The May George is the first issue entirely attributable to Frank Lalli, who took the editor's chair after founder John F. Kennedy Jr.'s death at sea last summer. It suggests that Lalli is keeping George roughly on its course, which is to blend politics and celebrity in hit-or-miss fashion. Regrettably, the misses win this month.

There is, for example, the spread of Heather Locklear, telling Rudy Giuliani how to beat Hillary Rodham Clinton in the New York Senate race. As a conceit, it's brilliant: See, she plays a political consultant to a fictitious New York mayor on the sitcom "Spin City," and Rudy is the real New York mayor. Get it? There's no way of knowing whether the stratagems are really Locklear's, but it does offer the chance - practically the obligation - to publish a full- page photo of the lovely Locklear.

The issue's lead story is slightly more valuable, though ultimately a bore. Writer Ann Louise Bardach has traveled to Cuba to uncover "the untold Elian story." It's a good idea, to try to turn the 15 figures who originally set out on the ill-fated vessel back into human beings, but we still end up with caricatures.

Interviewees only extol the departed, undoubtedly motivated both by the desire not to speak ill of the dead and by the basic, inbred aversion to candor in a communist society. Another drawback is that these people gained notoriety only in death; after offering the survivors' sad accounting of the trip, Bardach has little left to tell.

George does offer some salient tidbits, such as how much each presidential candidate spent per delegate won (the bargain: Al Gore, at $13,356 per), and trying to divine how George W. Bush spent his $63.3 million, which George (the magazine) says is $30 million more than any presidential candidate has ever spent on an entire campaign (big tickets: $19 million for ads, $11 million for fund-raising).
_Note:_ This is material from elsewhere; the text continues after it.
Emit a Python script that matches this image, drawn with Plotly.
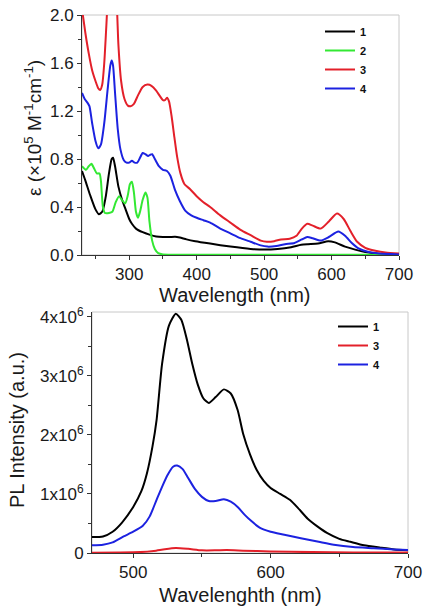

Lalli's column, meanwhile, qualifies as the mag's biggest miss, offering a weak suggestion on how John McCain might win the presidency, in 2004. His premise is that McCain energized voters with his straightforwardness, but that not enough of them wanted change. If Al Gore wins and then the economy goes in the tank ("two possible ifs" - well said, Frank), McCain could emerge. If you consider that pallid, read on for Lalli's closing: "We don't have the answers. Nobody does. . . . But this magazine will continue to cheer any candidate who gives honesty a chance, and who stands tall to win rather than stoops to conquer."

Don't try telling Grover C. Nordquist, president of Americans for Tax Reform, that drivel about no one having the answers: He sure thinks he does. In a far more pointed analysis of the "McCain mutiny" in the May American Spectator, he tells why McCain prospered and how the conservative movement beat back the challenge.

Nordquist asserts that the episode "exploded the myths that the Reagan coalition was both weak and unstable," and cheers how all its elements rallied to unmask "the Trojan Horse McCain campaign and defeated the largest accumulation of corporate wealth amassed behind one candidate in American history."

Wait, isn't George W. the one with the Texas-size wallet? No, Nordquist is referring, in the well-worn right-wing way, to "the uncritical and unflagging support of establishment media corporations." He calculates that if McCain had had to purchase as advertising all that fawning coverage, it "would have cost at least three times the $70 million Bush raised from Republicans."

It's hard to figure how Nordquist figures it, but given Lalli's paean in George, Nordquist would undoubtedly say McCain's free ink for 2004 is already gushing.